• Brief:
Any pictures in the records below should be skipped; write out everything else exactly.

[Start of Available data]

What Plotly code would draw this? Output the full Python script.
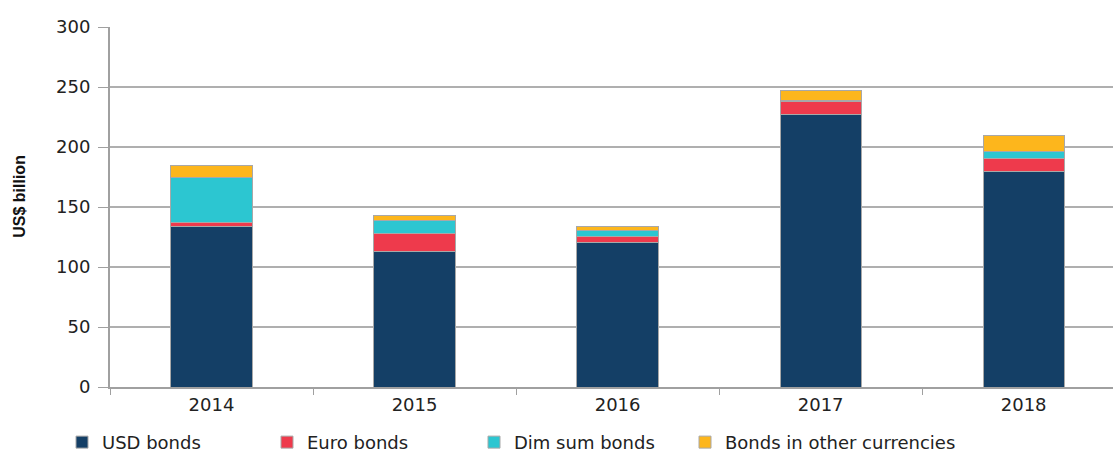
import plotly.graph_objects as go

years = ["2014", "2015", "2016", "2017", "2018"]
usd_bonds = [133.5, 113.2, 120.7, 227.0, 179.3]
euro_bonds = [4.0, 14.7, 5.0, 11.0, 11.0]
dim_sum_bonds = [37.5, 11.1, 4.7, 0.5, 5.6]
other_bonds = [10.0, 3.9, 3.6, 8.3, 13.8]
y_ticks = [0, 50, 100, 150, 200, 250, 300]

series = [
    ("USD bonds", usd_bonds, "#143F66"),
    ("Euro bonds", euro_bonds, "#EE3A4C"),
    ("Dim sum bonds", dim_sum_bonds, "#2CC6D1"),
    ("Bonds in other currencies", other_bonds, "#FDB61C"),
]
legend_ids = ["legend", "legend2", "legend3", "legend4"]
legend_px = [62, 267, 474, 685]

fig = go.Figure()
for (name, vals, col), lid in zip(series, legend_ids):
    fig.add_trace(go.Bar(
        x=years, y=vals, name=name, width=0.4, legend=lid,
        marker=dict(color=col, line=dict(color="#A8A8A8", width=1)),
    ))

font_family = "DejaVu Sans, Liberation Sans, Arial, sans-serif"
legend_y = (387.5 - 443) / 360.5
layout_legends = {}
for lid, px in zip(legend_ids, legend_px):
    layout_legends[lid] = dict(
        orientation="h", x=(px - 110) / 1003, xanchor="left",
        y=legend_y, yanchor="middle", itemwidth=30,
        font=dict(size=18, color="#222222"),
        bgcolor="rgba(0,0,0,0)",
    )

fig.update_layout(
    barmode="stack",
    width=1115, height=452,
    margin=dict(l=110, r=2, t=27, b=65, autoexpand=False),
    paper_bgcolor="white", plot_bgcolor="white",
    font=dict(family=font_family, size=18, color="#222222"),
    showlegend=True,
    **layout_legends,
)
fig.update_xaxes(
    type="category", range=[-0.5, 4.44],
    showline=True, linecolor="#A0A0A0", linewidth=2,
    ticks="outside", tickson="boundaries", ticklen=6, tickcolor="#A0A0A0", tickwidth=1,
    showgrid=False, tickfont=dict(size=18, color="#222222"),
)
fig.update_yaxes(
    range=[0, 300], tickvals=y_ticks,
    showline=True, linecolor="#A0A0A0", linewidth=2,
    ticks="outside", ticklen=10, tickcolor="#A0A0A0", tickwidth=1,
    showgrid=True, gridcolor="#AFAFAF", gridwidth=2,
    tickfont=dict(size=18, color="#222222"), ticklabelstandoff=4,
    zeroline=False,
)
fig.add_annotation(
    text="<b>US$ billion</b>", xref="paper", yref="paper",
    x=(20 - 110) / 1003, y=(387.5 - 197) / 360.5, textangle=-90, showarrow=False,
    font=dict(family="Liberation Sans Narrow, Arial Narrow, Liberation Sans, Arial", size=16, color="#111111"),
    xanchor="center", yanchor="middle",
)

fig.write_html("out.html")
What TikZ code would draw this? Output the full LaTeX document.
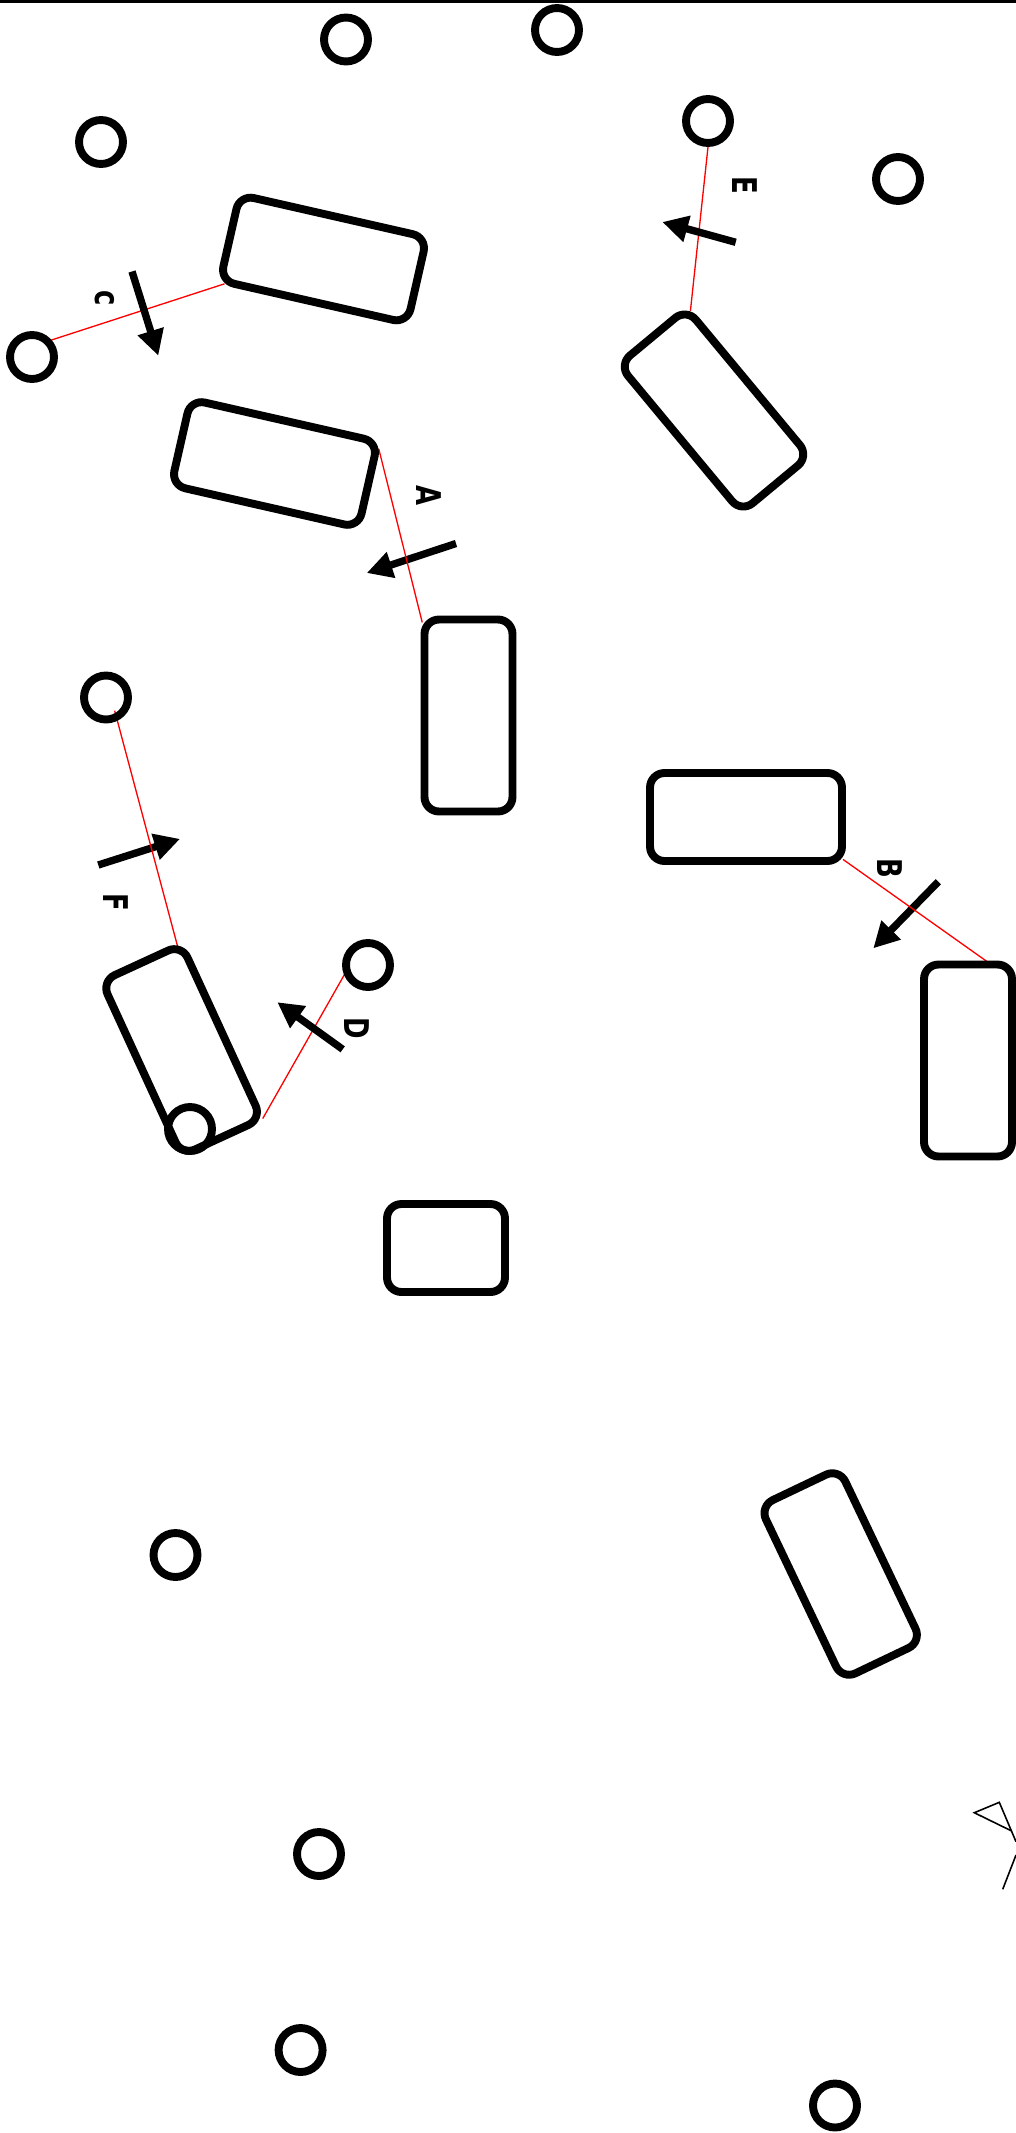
\documentclass[tikz,border=0pt]{standalone}
\usepackage{fontspec}
\usepackage{xcolor}
\usepackage{tikz}
\usetikzlibrary{arrows.meta,backgrounds}
\newfontfamily\lblfont[FakeStretch=0.76]{DejaVu Sans}

\begin{document}
\begin{tikzpicture}[
      x=0.02cm, y=-0.02cm,
      carbox/.style={draw, line width=4.5pt, rounded corners=2.9mm, minimum width=3.84cm,
                    minimum height=1.76cm, inner sep=0pt},
      shortbox/.style={carbox, minimum width=2.36cm},
      dot/.style={draw, circle, line width=4.5pt, minimum size=0.88cm, inner sep=0pt},
      arrow/.style={-{Triangle[length=14.6pt,width=14.6pt]}, line width=4.2pt},
      redline/.style={red, line width=0.75pt, shorten <=-2pt, shorten >=-2pt},
      tag/.style={font=\lblfont\bfseries\fontsize{19.4}{21}\selectfont, rotate=-90, inner sep=0pt}
  ]
  \useasboundingbox (0,0) rectangle (1016,2133);

  %% ---- Top edge ----
  \coordinate (top_l) at (0,1.2);
  \coordinate (top_r) at (1016,1.2);
  \draw[line width=1.6pt] (top_l) -- (top_r);

  %% ---- Boxes ----
  \node[carbox, rotate=-12.8] (box_c) at (323.5,259) {};
  \node[carbox, rotate=-12.8] (box_a) at (274.5,463.5) {};
  \node[carbox, rotate=-50.3] (box_e) at (714,410.5) {};
  \node[carbox, rotate=90] (box_m) at (468.5,715.5) {};
  \node[carbox] (box_b) at (746,817) {};
  \node[carbox, rotate=90] (box_r) at (968,1060.5) {};
  \node[carbox, rotate=-65.3] (box_f) at (181.6,1050) {};
  \node[shortbox] (box_s) at (446,1248) {};
  \node[carbox, rotate=-64.5] (box_l) at (840.7,1574) {};

  %% ---- Dots ----
  \node[dot] (dot_1) at (346,39.5) {};
  \node[dot] (dot_2) at (101,142) {};
  \node[dot] (dot_3) at (32,357) {};
  \node[dot] (dot_4) at (557,30) {};
  \node[dot] (dot_5) at (708,121) {};
  \node[dot] (dot_6) at (898,179) {};
  \node[dot] (dot_7) at (106,697.5) {};
  \node[dot] (dot_8) at (368,965) {};
  \node[dot] (dot_9) at (190,1129) {};
  \node[dot] (dot_10) at (175.5,1555) {};
  \node[dot] (dot_11) at (319,1854) {};
  \node[dot] (dot_12) at (300.6,2050) {};
  \node[dot] (dot_13) at (835,2105.5) {};

  %% ---- Arrow ends ----
  \coordinate (a_tail) at (456,543.5);
  \coordinate (a_tip) at (366.7,573);
  \coordinate (b_tail) at (938.3,881.7);
  \coordinate (b_tip) at (873.3,948.3);
  \coordinate (c_tail) at (132,271.5);
  \coordinate (c_tip) at (158.3,355.7);
  \coordinate (d_tail) at (342.7,1049.3);
  \coordinate (d_tip) at (277.3,1002.2);
  \coordinate (e_tail) at (735.7,242.3);
  \coordinate (e_tip) at (662.3,222);
  \coordinate (f_tail) at (98.3,865);
  \coordinate (f_tip) at (180,838.9);

  %% ---- Red links, under the boxes ----
  \begin{pgfonlayer}{background}
    % these three arrows lie under their links
    \draw[arrow] (a_tail) -- (a_tip);
    \draw[arrow] (b_tail) -- (b_tip);
    \draw[arrow] (f_tail) -- (f_tip);

    \draw[redline, shorten >=-4pt] (box_a.19) -- (box_m.north east);
    \draw[redline] (box_b.336) -- (box_r.350);
    \draw[redline] (dot_3.41) -- (box_c.207);
    \draw[redline] (dot_8.203) -- (box_f.27);
    \draw[redline] (dot_5.south) -- (box_e.153);
    \draw[redline, shorten <=-6pt, shorten >=-7pt] (dot_7.296) -- (box_f.158);
  \end{pgfonlayer}

  %% ---- Arrows over their links ----
  \draw[arrow] (c_tail) -- (c_tip);
  \draw[arrow] (d_tail) -- (d_tip);
  \draw[arrow] (e_tail) -- (e_tip);

  %% ---- Labels ----
  \node[tag] (tag_a) at (429.3,496) {A};
  \node[tag] (tag_b) at (890,868.3) {B};
  \node[tag] (tag_c) at (105.3,298.4) {c};
  \node[tag] (tag_d) at (356.7,1028.3) {D};
  \node[tag] (tag_e) at (744.7,185) {E};
  \node[tag] (tag_f) at (115.7,902) {F};

  %% ---- Figure at the right edge ----
  \draw[line width=0.9pt] (1016,1841.7) -- (999.3,1802.3) -- (974.3,1812.7) -- (1011.7,1831);
  \draw[line width=0.9pt] (1016,1855) -- (1002.7,1889.3);

\end{tikzpicture}
\end{document}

[End of Available data]

• Full output:
What Plotly code would draw this? Output the full Python script.
import plotly.graph_objects as go

years = ["2014", "2015", "2016", "2017", "2018"]
usd_bonds = [133.5, 113.2, 120.7, 227.0, 179.3]
euro_bonds = [4.0, 14.7, 5.0, 11.0, 11.0]
dim_sum_bonds = [37.5, 11.1, 4.7, 0.5, 5.6]
other_bonds = [10.0, 3.9, 3.6, 8.3, 13.8]
y_ticks = [0, 50, 100, 150, 200, 250, 300]

series = [
    ("USD bonds", usd_bonds, "#143F66"),
    ("Euro bonds", euro_bonds, "#EE3A4C"),
    ("Dim sum bonds", dim_sum_bonds, "#2CC6D1"),
    ("Bonds in other currencies", other_bonds, "#FDB61C"),
]
legend_ids = ["legend", "legend2", "legend3", "legend4"]
legend_px = [62, 267, 474, 685]

fig = go.Figure()
for (name, vals, col), lid in zip(series, legend_ids):
    fig.add_trace(go.Bar(
        x=years, y=vals, name=name, width=0.4, legend=lid,
        marker=dict(color=col, line=dict(color="#A8A8A8", width=1)),
    ))

font_family = "DejaVu Sans, Liberation Sans, Arial, sans-serif"
legend_y = (387.5 - 443) / 360.5
layout_legends = {}
for lid, px in zip(legend_ids, legend_px):
    layout_legends[lid] = dict(
        orientation="h", x=(px - 110) / 1003, xanchor="left",
        y=legend_y, yanchor="middle", itemwidth=30,
        font=dict(size=18, color="#222222"),
        bgcolor="rgba(0,0,0,0)",
    )

fig.update_layout(
    barmode="stack",
    width=1115, height=452,
    margin=dict(l=110, r=2, t=27, b=65, autoexpand=False),
    paper_bgcolor="white", plot_bgcolor="white",
    font=dict(family=font_family, size=18, color="#222222"),
    showlegend=True,
    **layout_legends,
)
fig.update_xaxes(
    type="category", range=[-0.5, 4.44],
    showline=True, linecolor="#A0A0A0", linewidth=2,
    ticks="outside", tickson="boundaries", ticklen=6, tickcolor="#A0A0A0", tickwidth=1,
    showgrid=False, tickfont=dict(size=18, color="#222222"),
)
fig.update_yaxes(
    range=[0, 300], tickvals=y_ticks,
    showline=True, linecolor="#A0A0A0", linewidth=2,
    ticks="outside", ticklen=10, tickcolor="#A0A0A0", tickwidth=1,
    showgrid=True, gridcolor="#AFAFAF", gridwidth=2,
    tickfont=dict(size=18, color="#222222"), ticklabelstandoff=4,
    zeroline=False,
)
fig.add_annotation(
    text="<b>US$ billion</b>", xref="paper", yref="paper",
    x=(20 - 110) / 1003, y=(387.5 - 197) / 360.5, textangle=-90, showarrow=False,
    font=dict(family="Liberation Sans Narrow, Arial Narrow, Liberation Sans, Arial", size=16, color="#111111"),
    xanchor="center", yanchor="middle",
)

fig.write_html("out.html")
What TikZ code would draw this? Output the full LaTeX document.
\documentclass[tikz,border=0pt]{standalone}
\usepackage{fontspec}
\usepackage{xcolor}
\usepackage{tikz}
\usetikzlibrary{arrows.meta,backgrounds}
\newfontfamily\lblfont[FakeStretch=0.76]{DejaVu Sans}

\begin{document}
\begin{tikzpicture}[
      x=0.02cm, y=-0.02cm,
      carbox/.style={draw, line width=4.5pt, rounded corners=2.9mm, minimum width=3.84cm,
                    minimum height=1.76cm, inner sep=0pt},
      shortbox/.style={carbox, minimum width=2.36cm},
      dot/.style={draw, circle, line width=4.5pt, minimum size=0.88cm, inner sep=0pt},
      arrow/.style={-{Triangle[length=14.6pt,width=14.6pt]}, line width=4.2pt},
      redline/.style={red, line width=0.75pt, shorten <=-2pt, shorten >=-2pt},
      tag/.style={font=\lblfont\bfseries\fontsize{19.4}{21}\selectfont, rotate=-90, inner sep=0pt}
  ]
  \useasboundingbox (0,0) rectangle (1016,2133);

  %% ---- Top edge ----
  \coordinate (top_l) at (0,1.2);
  \coordinate (top_r) at (1016,1.2);
  \draw[line width=1.6pt] (top_l) -- (top_r);

  %% ---- Boxes ----
  \node[carbox, rotate=-12.8] (box_c) at (323.5,259) {};
  \node[carbox, rotate=-12.8] (box_a) at (274.5,463.5) {};
  \node[carbox, rotate=-50.3] (box_e) at (714,410.5) {};
  \node[carbox, rotate=90] (box_m) at (468.5,715.5) {};
  \node[carbox] (box_b) at (746,817) {};
  \node[carbox, rotate=90] (box_r) at (968,1060.5) {};
  \node[carbox, rotate=-65.3] (box_f) at (181.6,1050) {};
  \node[shortbox] (box_s) at (446,1248) {};
  \node[carbox, rotate=-64.5] (box_l) at (840.7,1574) {};

  %% ---- Dots ----
  \node[dot] (dot_1) at (346,39.5) {};
  \node[dot] (dot_2) at (101,142) {};
  \node[dot] (dot_3) at (32,357) {};
  \node[dot] (dot_4) at (557,30) {};
  \node[dot] (dot_5) at (708,121) {};
  \node[dot] (dot_6) at (898,179) {};
  \node[dot] (dot_7) at (106,697.5) {};
  \node[dot] (dot_8) at (368,965) {};
  \node[dot] (dot_9) at (190,1129) {};
  \node[dot] (dot_10) at (175.5,1555) {};
  \node[dot] (dot_11) at (319,1854) {};
  \node[dot] (dot_12) at (300.6,2050) {};
  \node[dot] (dot_13) at (835,2105.5) {};

  %% ---- Arrow ends ----
  \coordinate (a_tail) at (456,543.5);
  \coordinate (a_tip) at (366.7,573);
  \coordinate (b_tail) at (938.3,881.7);
  \coordinate (b_tip) at (873.3,948.3);
  \coordinate (c_tail) at (132,271.5);
  \coordinate (c_tip) at (158.3,355.7);
  \coordinate (d_tail) at (342.7,1049.3);
  \coordinate (d_tip) at (277.3,1002.2);
  \coordinate (e_tail) at (735.7,242.3);
  \coordinate (e_tip) at (662.3,222);
  \coordinate (f_tail) at (98.3,865);
  \coordinate (f_tip) at (180,838.9);

  %% ---- Red links, under the boxes ----
  \begin{pgfonlayer}{background}
    % these three arrows lie under their links
    \draw[arrow] (a_tail) -- (a_tip);
    \draw[arrow] (b_tail) -- (b_tip);
    \draw[arrow] (f_tail) -- (f_tip);

    \draw[redline, shorten >=-4pt] (box_a.19) -- (box_m.north east);
    \draw[redline] (box_b.336) -- (box_r.350);
    \draw[redline] (dot_3.41) -- (box_c.207);
    \draw[redline] (dot_8.203) -- (box_f.27);
    \draw[redline] (dot_5.south) -- (box_e.153);
    \draw[redline, shorten <=-6pt, shorten >=-7pt] (dot_7.296) -- (box_f.158);
  \end{pgfonlayer}

  %% ---- Arrows over their links ----
  \draw[arrow] (c_tail) -- (c_tip);
  \draw[arrow] (d_tail) -- (d_tip);
  \draw[arrow] (e_tail) -- (e_tip);

  %% ---- Labels ----
  \node[tag] (tag_a) at (429.3,496) {A};
  \node[tag] (tag_b) at (890,868.3) {B};
  \node[tag] (tag_c) at (105.3,298.4) {c};
  \node[tag] (tag_d) at (356.7,1028.3) {D};
  \node[tag] (tag_e) at (744.7,185) {E};
  \node[tag] (tag_f) at (115.7,902) {F};

  %% ---- Figure at the right edge ----
  \draw[line width=0.9pt] (1016,1841.7) -- (999.3,1802.3) -- (974.3,1812.7) -- (1011.7,1831);
  \draw[line width=0.9pt] (1016,1855) -- (1002.7,1889.3);

\end{tikzpicture}
\end{document}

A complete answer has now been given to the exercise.